**AIM**
Repeat the material verbatim and drop the pictures.

**SOURCE MATERIAL**
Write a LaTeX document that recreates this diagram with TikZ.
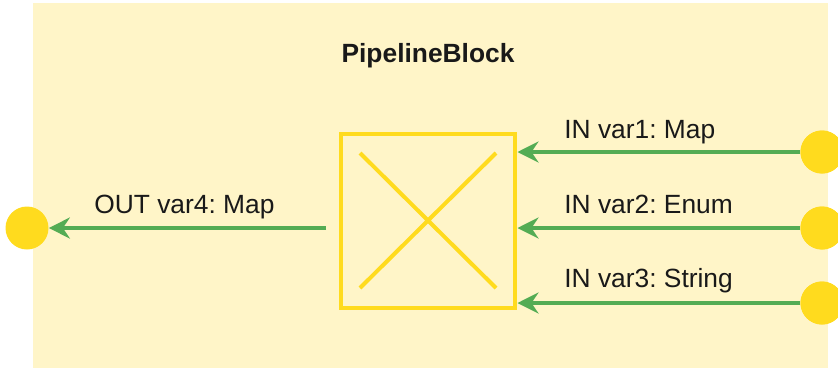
\documentclass[tikz,border=0pt]{standalone}
\usepackage{fontspec}
\setmainfont{Liberation Sans}
\frenchspacing
\usetikzlibrary{arrows.meta}

\definecolor{blockfill}{RGB}{255,245,200}
\definecolor{portyellow}{RGB}{255,219,30}
\definecolor{flowgreen}{RGB}{84,172,84}
\definecolor{labeltext}{RGB}{25,25,25}

\tikzset{
  port/.style={shape=circle, fill=portyellow, inner sep=0pt, minimum size=0.86cm},
  flow/.style={draw=flowgreen, line width=0.08cm,
    -{Stealth[length=0.42cm, width=0.42cm, inset=0.14cm]}},
  portlabel/.style={anchor=base west, inner sep=0pt, text=labeltext,
    font=\fontsize{15}{18}\selectfont},
}

\begin{document}
\begin{tikzpicture}[x=0.02cm, y=-0.02cm]
          \useasboundingbox (0,0) rectangle (838,369);
          \fill[blockfill] (33,3) rectangle (828,368);

          % nodes
          \node[anchor=base, inner sep=0pt, text=labeltext,
          font=\fontsize{15}{18}\selectfont\bfseries] at (428,62)
          (title) {PipelineBlock};
          \node[shape=rectangle, draw=portyellow, line width=0.08cm,
          minimum size=3.5cm, inner sep=0pt] at (428,221)
          (box) {};
          \node[port] at (822,152) (in1) {};
          \node[port] at (822,228) (in2) {};
          \node[port] at (822,303) (in3) {};
          \node[port] at (27,228) (out4) {};
          \coordinate (outsrc) at (326,228);

          % cross
          \draw[portyellow, line width=0.08cm]
          (360,153) -- (496,288)
          (360,288) -- (496,153)
          ;

          % labels
          \node[portlabel] at (564,138) (l1) {IN var1: Map};
          \node[portlabel] at (564,213) (l2) {IN var2: Enum};
          \node[portlabel] at (564,287) (l3) {IN var3: String};
          \node[portlabel] at (94,213) (l4) {OUT var4: Map};

          % arcs
          \draw[flow] (in1.west) -- (box.east |- in1);
          \draw[flow] (in2.west) -- (box.east |- in2);
          \draw[flow] (in3.west) -- (box.east |- in3);
          \draw[flow] (outsrc) -- (out4);

          % ports on top
          \node[port] at (in1) {};
          \node[port] at (in2) {};
          \node[port] at (in3) {};
        \end{tikzpicture}
\end{document}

**THE SOLUTION**
Write a LaTeX document that recreates this diagram with TikZ.
\documentclass[tikz,border=0pt]{standalone}
\usepackage{fontspec}
\setmainfont{Liberation Sans}
\frenchspacing
\usetikzlibrary{arrows.meta}

\definecolor{blockfill}{RGB}{255,245,200}
\definecolor{portyellow}{RGB}{255,219,30}
\definecolor{flowgreen}{RGB}{84,172,84}
\definecolor{labeltext}{RGB}{25,25,25}

\tikzset{
  port/.style={shape=circle, fill=portyellow, inner sep=0pt, minimum size=0.86cm},
  flow/.style={draw=flowgreen, line width=0.08cm,
    -{Stealth[length=0.42cm, width=0.42cm, inset=0.14cm]}},
  portlabel/.style={anchor=base west, inner sep=0pt, text=labeltext,
    font=\fontsize{15}{18}\selectfont},
}

\begin{document}
\begin{tikzpicture}[x=0.02cm, y=-0.02cm]
          \useasboundingbox (0,0) rectangle (838,369);
          \fill[blockfill] (33,3) rectangle (828,368);

          % nodes
          \node[anchor=base, inner sep=0pt, text=labeltext,
          font=\fontsize{15}{18}\selectfont\bfseries] at (428,62)
          (title) {PipelineBlock};
          \node[shape=rectangle, draw=portyellow, line width=0.08cm,
          minimum size=3.5cm, inner sep=0pt] at (428,221)
          (box) {};
          \node[port] at (822,152) (in1) {};
          \node[port] at (822,228) (in2) {};
          \node[port] at (822,303) (in3) {};
          \node[port] at (27,228) (out4) {};
          \coordinate (outsrc) at (326,228);

          % cross
          \draw[portyellow, line width=0.08cm]
          (360,153) -- (496,288)
          (360,288) -- (496,153)
          ;

          % labels
          \node[portlabel] at (564,138) (l1) {IN var1: Map};
          \node[portlabel] at (564,213) (l2) {IN var2: Enum};
          \node[portlabel] at (564,287) (l3) {IN var3: String};
          \node[portlabel] at (94,213) (l4) {OUT var4: Map};

          % arcs
          \draw[flow] (in1.west) -- (box.east |- in1);
          \draw[flow] (in2.west) -- (box.east |- in2);
          \draw[flow] (in3.west) -- (box.east |- in3);
          \draw[flow] (outsrc) -- (out4);

          % ports on top
          \node[port] at (in1) {};
          \node[port] at (in2) {};
          \node[port] at (in3) {};
        \end{tikzpicture}
\end{document}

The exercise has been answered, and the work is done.